Most of what you text is complete nonsense. Same with Twitter.
   Fire bad. No, wait, fire good.
Cameras do steal your soul, but only if it's a film camera. Digital cameras steal the photographer's soul.
   Most UFOs are shaped like weather balloons. Helps them blend in.
Termites are not blind, they're faking it for the sympathy.
   Every prison cell has a secret exit, you just have to be smart enough to find it.
In 200 years fashion designers are going to look back at 1980's leg warmers as the height of style.
   When you stub your toe that's the Universe's way of telling you to pay more attention to where you're walking. And maybe to put on some shoes.

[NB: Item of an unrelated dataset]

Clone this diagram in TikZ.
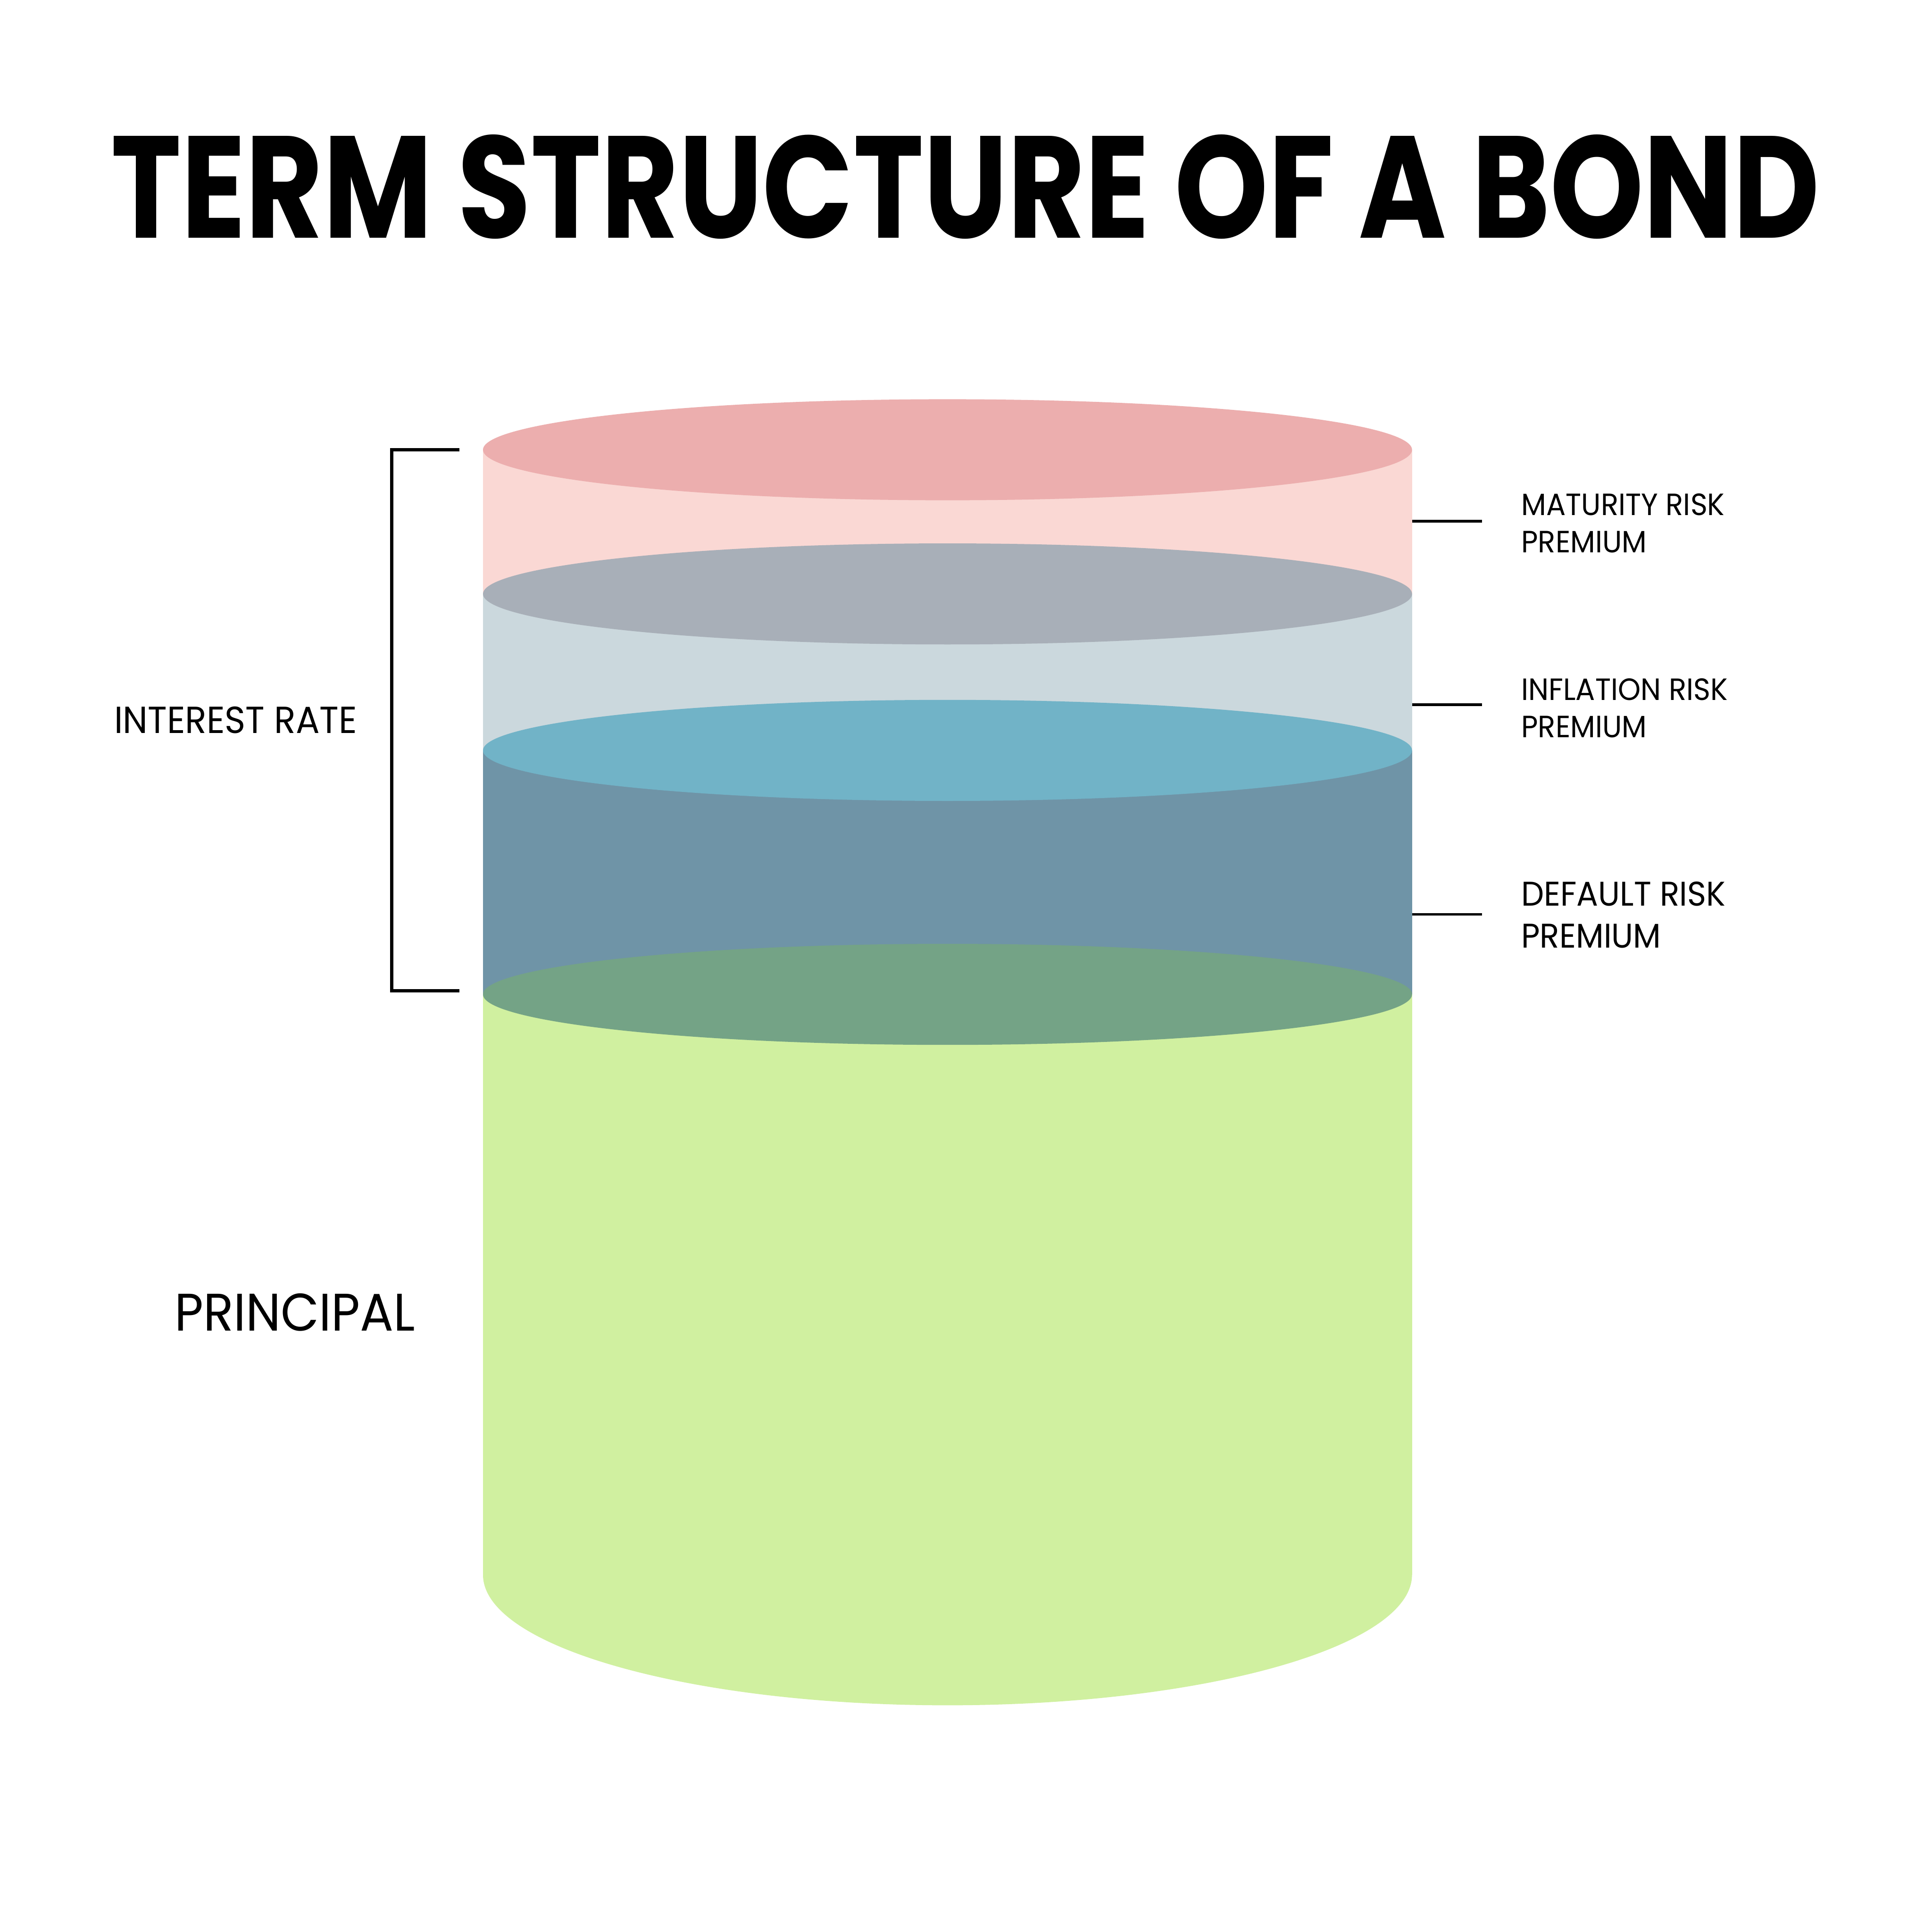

Everyone you've ever known and everyone you're ever going to meet will die. Except for Keith Richards.
   Corporations are run by people who are less competent than you are, and who don't care enough about their jobs to do them well. But they're going to die like everyone else, so that's some consolation.
Winos rarely drink wine. At least not very good wine. Which is kind of the point, now that I think about it.